Now, as a full time film student trying to keep myself mentally healthy and have some sort of balance in my life, most of my writing I do for school.

And despite still writing for hours every day on different school projects, it doesn't ever feel like it's enough. I feel guilty, and whenever I sit down to try writing on a special passion project, it's just simply impossible to not feel like every word is the worst writing that has ever existed on planet earth.

So I stop writing, wallow in my feelings of worthlessness and self doubt, and when the guilt overtakes me, I try again. And so it continues, an endless circle of sadness.


When you're fourteen and writing your first full length novel, you believe that you know everything, and that whatever feedback you get, it's just because the reader doesn't fully understand you. Because you're BRILLIANT, right? You're an expert! What more is there to writing than proper grammar and punctuation, duh.

Well, turns out when you grow up and become more experienced as a human being and writer, you realize just how little you actually know and start questioning everything. It becomes very complicated. Suddenly, there's plot structure, filter words, tropes, cliches, sensitivity readers... And the 14-year-old inside you goes, WHAT!?

I've always been interested in how our minds work, even after all my psychology courses in high school, and every now and then I find myself reading long studies on behavioral psychology and why artists are the way we are.

I believe that it's a way to try to understand myself better, but I have realized that there's really no point, since I'm a confusing, crazy, walking contradiction.

But aanyway.

I don't feel brave enough to explain this phenomenon with my scattered brain in its current state, but there's a thing called the Dunning-Kruger Effect, which I think you'd benefit knowing about. So here's a video explaining it:





Based on this knowledge, how can you make yourself feel less doubtful or self conscious of your own writing?

You can be a better storyteller by continuing to learn and grow. But more importantly, by also being more aware of what it is that stops you from being creative and why.

Because it's clear that no matter how many hours you spend writing, your writing will still look like trash in your eyes, and you still can't stop feeling like you're completely worthless as a human being. The more knowledge and skill you have, the more you also know how much you don't know.

But maybe it's not the end of the world to feel like you suck at writing, as long as you're aware that your brain is likely messing with you.

The worse you think you are at writing, the more you should also realize that you're probably pretty decent at it.

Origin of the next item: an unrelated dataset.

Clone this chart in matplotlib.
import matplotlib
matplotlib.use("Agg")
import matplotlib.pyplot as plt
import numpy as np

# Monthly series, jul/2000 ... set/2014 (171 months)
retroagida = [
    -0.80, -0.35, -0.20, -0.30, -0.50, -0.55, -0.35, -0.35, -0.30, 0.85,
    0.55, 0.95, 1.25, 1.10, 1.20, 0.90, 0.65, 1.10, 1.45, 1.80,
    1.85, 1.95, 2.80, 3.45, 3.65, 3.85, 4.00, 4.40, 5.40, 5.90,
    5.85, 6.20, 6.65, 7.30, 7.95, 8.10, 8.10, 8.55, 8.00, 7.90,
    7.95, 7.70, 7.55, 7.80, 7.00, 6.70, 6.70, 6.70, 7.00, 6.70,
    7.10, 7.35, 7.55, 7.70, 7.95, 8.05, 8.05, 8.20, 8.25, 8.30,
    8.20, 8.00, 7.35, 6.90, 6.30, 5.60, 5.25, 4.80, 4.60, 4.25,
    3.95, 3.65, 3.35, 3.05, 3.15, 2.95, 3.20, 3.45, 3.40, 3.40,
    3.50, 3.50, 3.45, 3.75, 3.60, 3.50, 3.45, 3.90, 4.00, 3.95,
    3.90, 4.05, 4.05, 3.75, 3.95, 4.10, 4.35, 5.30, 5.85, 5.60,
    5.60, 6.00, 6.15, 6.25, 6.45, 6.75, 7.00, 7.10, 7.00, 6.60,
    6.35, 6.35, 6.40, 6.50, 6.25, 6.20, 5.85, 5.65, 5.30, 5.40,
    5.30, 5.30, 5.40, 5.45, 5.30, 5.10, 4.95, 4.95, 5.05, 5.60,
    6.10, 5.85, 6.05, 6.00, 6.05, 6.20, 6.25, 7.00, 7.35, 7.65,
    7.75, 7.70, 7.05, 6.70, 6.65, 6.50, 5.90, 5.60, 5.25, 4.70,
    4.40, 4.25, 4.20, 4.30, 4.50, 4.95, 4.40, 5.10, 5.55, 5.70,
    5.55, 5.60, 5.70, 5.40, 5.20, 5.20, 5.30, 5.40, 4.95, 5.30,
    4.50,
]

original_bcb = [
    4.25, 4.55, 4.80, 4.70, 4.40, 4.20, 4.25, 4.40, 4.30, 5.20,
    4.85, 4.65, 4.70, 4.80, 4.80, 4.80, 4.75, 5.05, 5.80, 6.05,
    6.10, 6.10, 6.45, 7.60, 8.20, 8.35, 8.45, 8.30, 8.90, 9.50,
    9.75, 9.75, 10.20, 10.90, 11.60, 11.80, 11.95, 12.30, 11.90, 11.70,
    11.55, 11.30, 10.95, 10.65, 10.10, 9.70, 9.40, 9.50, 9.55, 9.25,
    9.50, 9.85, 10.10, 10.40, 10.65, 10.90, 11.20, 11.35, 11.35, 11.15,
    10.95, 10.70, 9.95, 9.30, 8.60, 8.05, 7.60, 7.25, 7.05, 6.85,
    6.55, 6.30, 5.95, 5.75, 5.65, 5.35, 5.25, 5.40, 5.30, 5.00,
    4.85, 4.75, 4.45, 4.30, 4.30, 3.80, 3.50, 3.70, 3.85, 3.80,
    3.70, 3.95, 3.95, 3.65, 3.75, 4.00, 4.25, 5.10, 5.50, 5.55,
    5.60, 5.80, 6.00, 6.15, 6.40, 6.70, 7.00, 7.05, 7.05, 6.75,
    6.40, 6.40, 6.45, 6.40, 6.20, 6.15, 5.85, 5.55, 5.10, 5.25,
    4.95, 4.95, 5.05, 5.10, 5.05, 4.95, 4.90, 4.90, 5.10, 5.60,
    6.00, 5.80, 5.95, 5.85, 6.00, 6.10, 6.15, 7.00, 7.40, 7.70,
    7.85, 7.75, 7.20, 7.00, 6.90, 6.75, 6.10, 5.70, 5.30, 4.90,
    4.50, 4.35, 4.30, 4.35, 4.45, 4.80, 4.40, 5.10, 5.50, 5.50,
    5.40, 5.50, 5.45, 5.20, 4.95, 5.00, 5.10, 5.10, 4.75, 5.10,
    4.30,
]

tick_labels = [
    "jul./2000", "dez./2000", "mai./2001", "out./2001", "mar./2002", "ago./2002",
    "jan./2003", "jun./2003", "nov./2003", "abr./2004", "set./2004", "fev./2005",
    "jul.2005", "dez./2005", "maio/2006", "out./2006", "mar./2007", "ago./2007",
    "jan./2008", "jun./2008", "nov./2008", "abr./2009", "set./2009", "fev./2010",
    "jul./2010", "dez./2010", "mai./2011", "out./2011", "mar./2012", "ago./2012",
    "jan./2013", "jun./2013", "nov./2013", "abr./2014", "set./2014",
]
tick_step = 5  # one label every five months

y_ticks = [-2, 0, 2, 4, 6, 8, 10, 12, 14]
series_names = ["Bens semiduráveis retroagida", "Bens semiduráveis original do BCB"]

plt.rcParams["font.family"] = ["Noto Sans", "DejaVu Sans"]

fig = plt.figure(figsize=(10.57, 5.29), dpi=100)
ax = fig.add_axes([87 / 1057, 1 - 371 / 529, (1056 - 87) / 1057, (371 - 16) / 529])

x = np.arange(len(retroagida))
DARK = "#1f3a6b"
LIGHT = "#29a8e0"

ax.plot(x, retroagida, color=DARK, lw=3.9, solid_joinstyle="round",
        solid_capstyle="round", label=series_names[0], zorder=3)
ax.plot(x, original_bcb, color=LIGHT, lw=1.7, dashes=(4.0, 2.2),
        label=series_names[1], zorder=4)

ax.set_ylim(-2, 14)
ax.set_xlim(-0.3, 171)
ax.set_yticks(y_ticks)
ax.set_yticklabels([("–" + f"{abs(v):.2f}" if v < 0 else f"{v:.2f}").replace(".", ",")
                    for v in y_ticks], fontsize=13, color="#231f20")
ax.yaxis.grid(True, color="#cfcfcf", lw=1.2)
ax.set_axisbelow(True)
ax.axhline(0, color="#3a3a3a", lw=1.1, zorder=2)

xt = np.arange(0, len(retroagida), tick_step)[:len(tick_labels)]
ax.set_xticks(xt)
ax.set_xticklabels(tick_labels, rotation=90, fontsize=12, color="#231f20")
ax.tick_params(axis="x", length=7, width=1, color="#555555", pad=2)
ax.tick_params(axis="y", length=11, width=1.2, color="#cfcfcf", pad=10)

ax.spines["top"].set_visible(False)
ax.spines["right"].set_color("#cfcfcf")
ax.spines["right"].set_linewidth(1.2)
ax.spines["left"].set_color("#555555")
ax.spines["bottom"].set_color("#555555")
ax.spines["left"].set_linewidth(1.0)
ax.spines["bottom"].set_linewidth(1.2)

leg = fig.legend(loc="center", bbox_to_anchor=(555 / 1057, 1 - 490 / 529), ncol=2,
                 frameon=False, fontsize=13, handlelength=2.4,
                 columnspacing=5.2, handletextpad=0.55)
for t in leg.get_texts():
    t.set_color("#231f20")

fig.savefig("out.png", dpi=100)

And vice versa: if you live in the belief that you're brilliant, you should maybe take a writing class and get some honest feedback, aye?

It's definitely not easy to let go of the fears we have allowed ourselves to believe for such a long time, but I hope that knowing why they're in your brain helps you realize that they can't stop you.

Because one day when you're a successful writer you'll realize that there's also this thing called Imposter Syndrome, where extremely successful people feel like frauds and that they shouldn't be given any of the attention they're given.

Yeah... I wouldn't exactly call myself successful or anything, but my author platform keeps on growing and growing, and often I catch myself thinking that I'm just lying to everyone and that my writing doesn't deserve to be read. But knowing that it's just my brain being silly, I can stop myself right there and not open that Self Doubt Drawer at the back of my mind.

Don't go there! Don't open that drawer, friends!

We won't ever be perfect, and we'll always be more or less of a disappointment to ourselves. But let's not let that stop us from telling stories and creating magic.